# DATA start

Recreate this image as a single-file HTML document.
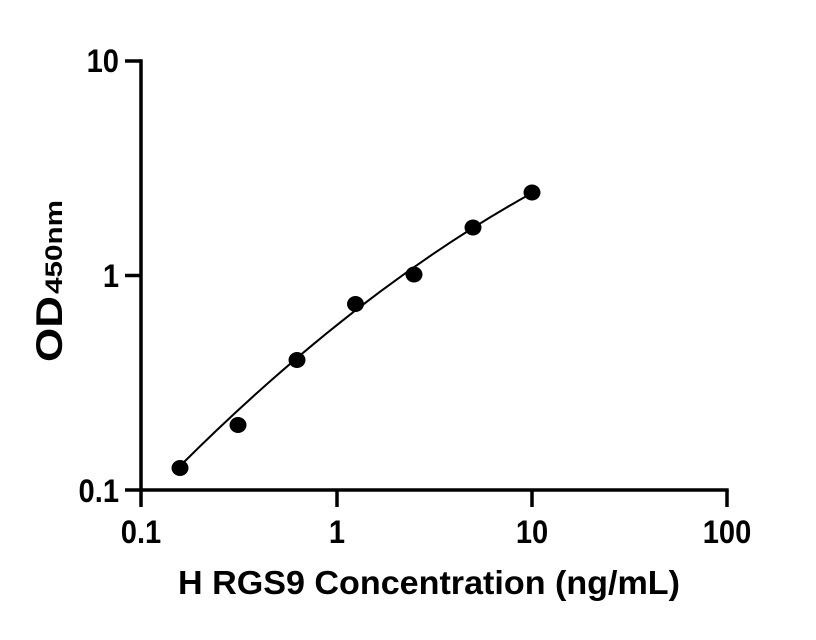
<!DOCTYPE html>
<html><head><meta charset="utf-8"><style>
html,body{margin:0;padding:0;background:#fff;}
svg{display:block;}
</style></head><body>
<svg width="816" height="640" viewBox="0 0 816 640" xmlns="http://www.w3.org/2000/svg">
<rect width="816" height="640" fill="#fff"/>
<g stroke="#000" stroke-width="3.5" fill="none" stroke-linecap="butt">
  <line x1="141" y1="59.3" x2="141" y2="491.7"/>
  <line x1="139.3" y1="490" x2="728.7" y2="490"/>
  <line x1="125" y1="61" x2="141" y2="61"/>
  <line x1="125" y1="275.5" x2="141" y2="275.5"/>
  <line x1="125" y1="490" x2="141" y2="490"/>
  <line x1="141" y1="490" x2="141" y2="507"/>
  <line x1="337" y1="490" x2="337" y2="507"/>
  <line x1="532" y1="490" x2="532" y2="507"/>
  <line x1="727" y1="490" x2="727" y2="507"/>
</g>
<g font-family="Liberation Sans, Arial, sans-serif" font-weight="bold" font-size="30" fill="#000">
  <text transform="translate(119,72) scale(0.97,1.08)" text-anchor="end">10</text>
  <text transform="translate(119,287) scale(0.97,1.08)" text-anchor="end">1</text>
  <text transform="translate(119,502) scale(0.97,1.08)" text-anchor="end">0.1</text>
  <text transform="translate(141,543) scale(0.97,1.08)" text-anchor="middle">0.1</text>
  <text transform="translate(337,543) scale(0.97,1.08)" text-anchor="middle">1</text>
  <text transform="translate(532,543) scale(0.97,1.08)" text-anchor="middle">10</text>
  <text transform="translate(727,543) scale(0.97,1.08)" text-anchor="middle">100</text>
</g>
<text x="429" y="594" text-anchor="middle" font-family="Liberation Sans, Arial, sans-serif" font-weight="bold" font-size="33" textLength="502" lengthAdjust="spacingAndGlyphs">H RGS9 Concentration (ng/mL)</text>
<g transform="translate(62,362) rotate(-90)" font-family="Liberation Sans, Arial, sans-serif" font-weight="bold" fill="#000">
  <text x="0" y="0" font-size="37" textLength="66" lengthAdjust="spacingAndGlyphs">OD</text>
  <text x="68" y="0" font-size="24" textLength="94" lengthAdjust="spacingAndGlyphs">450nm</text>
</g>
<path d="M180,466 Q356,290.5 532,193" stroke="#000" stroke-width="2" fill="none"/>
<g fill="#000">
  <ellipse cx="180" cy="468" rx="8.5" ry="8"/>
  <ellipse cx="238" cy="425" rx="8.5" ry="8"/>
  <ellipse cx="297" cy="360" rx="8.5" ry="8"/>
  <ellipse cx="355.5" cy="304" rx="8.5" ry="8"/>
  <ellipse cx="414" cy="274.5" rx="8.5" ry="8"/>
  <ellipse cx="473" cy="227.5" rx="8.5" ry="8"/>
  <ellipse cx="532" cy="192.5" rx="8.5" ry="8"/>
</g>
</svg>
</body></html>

# DATA end

In the copy, include no pictures; restate the listing above exactly.

### SOLUTION FOR THIS TASK
Recreate this image as a single-file HTML document.
<!DOCTYPE html>
<html><head><meta charset="utf-8"><style>
html,body{margin:0;padding:0;background:#fff;}
svg{display:block;}
</style></head><body>
<svg width="816" height="640" viewBox="0 0 816 640" xmlns="http://www.w3.org/2000/svg">
<rect width="816" height="640" fill="#fff"/>
<g stroke="#000" stroke-width="3.5" fill="none" stroke-linecap="butt">
  <line x1="141" y1="59.3" x2="141" y2="491.7"/>
  <line x1="139.3" y1="490" x2="728.7" y2="490"/>
  <line x1="125" y1="61" x2="141" y2="61"/>
  <line x1="125" y1="275.5" x2="141" y2="275.5"/>
  <line x1="125" y1="490" x2="141" y2="490"/>
  <line x1="141" y1="490" x2="141" y2="507"/>
  <line x1="337" y1="490" x2="337" y2="507"/>
  <line x1="532" y1="490" x2="532" y2="507"/>
  <line x1="727" y1="490" x2="727" y2="507"/>
</g>
<g font-family="Liberation Sans, Arial, sans-serif" font-weight="bold" font-size="30" fill="#000">
  <text transform="translate(119,72) scale(0.97,1.08)" text-anchor="end">10</text>
  <text transform="translate(119,287) scale(0.97,1.08)" text-anchor="end">1</text>
  <text transform="translate(119,502) scale(0.97,1.08)" text-anchor="end">0.1</text>
  <text transform="translate(141,543) scale(0.97,1.08)" text-anchor="middle">0.1</text>
  <text transform="translate(337,543) scale(0.97,1.08)" text-anchor="middle">1</text>
  <text transform="translate(532,543) scale(0.97,1.08)" text-anchor="middle">10</text>
  <text transform="translate(727,543) scale(0.97,1.08)" text-anchor="middle">100</text>
</g>
<text x="429" y="594" text-anchor="middle" font-family="Liberation Sans, Arial, sans-serif" font-weight="bold" font-size="33" textLength="502" lengthAdjust="spacingAndGlyphs">H RGS9 Concentration (ng/mL)</text>
<g transform="translate(62,362) rotate(-90)" font-family="Liberation Sans, Arial, sans-serif" font-weight="bold" fill="#000">
  <text x="0" y="0" font-size="37" textLength="66" lengthAdjust="spacingAndGlyphs">OD</text>
  <text x="68" y="0" font-size="24" textLength="94" lengthAdjust="spacingAndGlyphs">450nm</text>
</g>
<path d="M180,466 Q356,290.5 532,193" stroke="#000" stroke-width="2" fill="none"/>
<g fill="#000">
  <ellipse cx="180" cy="468" rx="8.5" ry="8"/>
  <ellipse cx="238" cy="425" rx="8.5" ry="8"/>
  <ellipse cx="297" cy="360" rx="8.5" ry="8"/>
  <ellipse cx="355.5" cy="304" rx="8.5" ry="8"/>
  <ellipse cx="414" cy="274.5" rx="8.5" ry="8"/>
  <ellipse cx="473" cy="227.5" rx="8.5" ry="8"/>
  <ellipse cx="532" cy="192.5" rx="8.5" ry="8"/>
</g>
</svg>
</body></html>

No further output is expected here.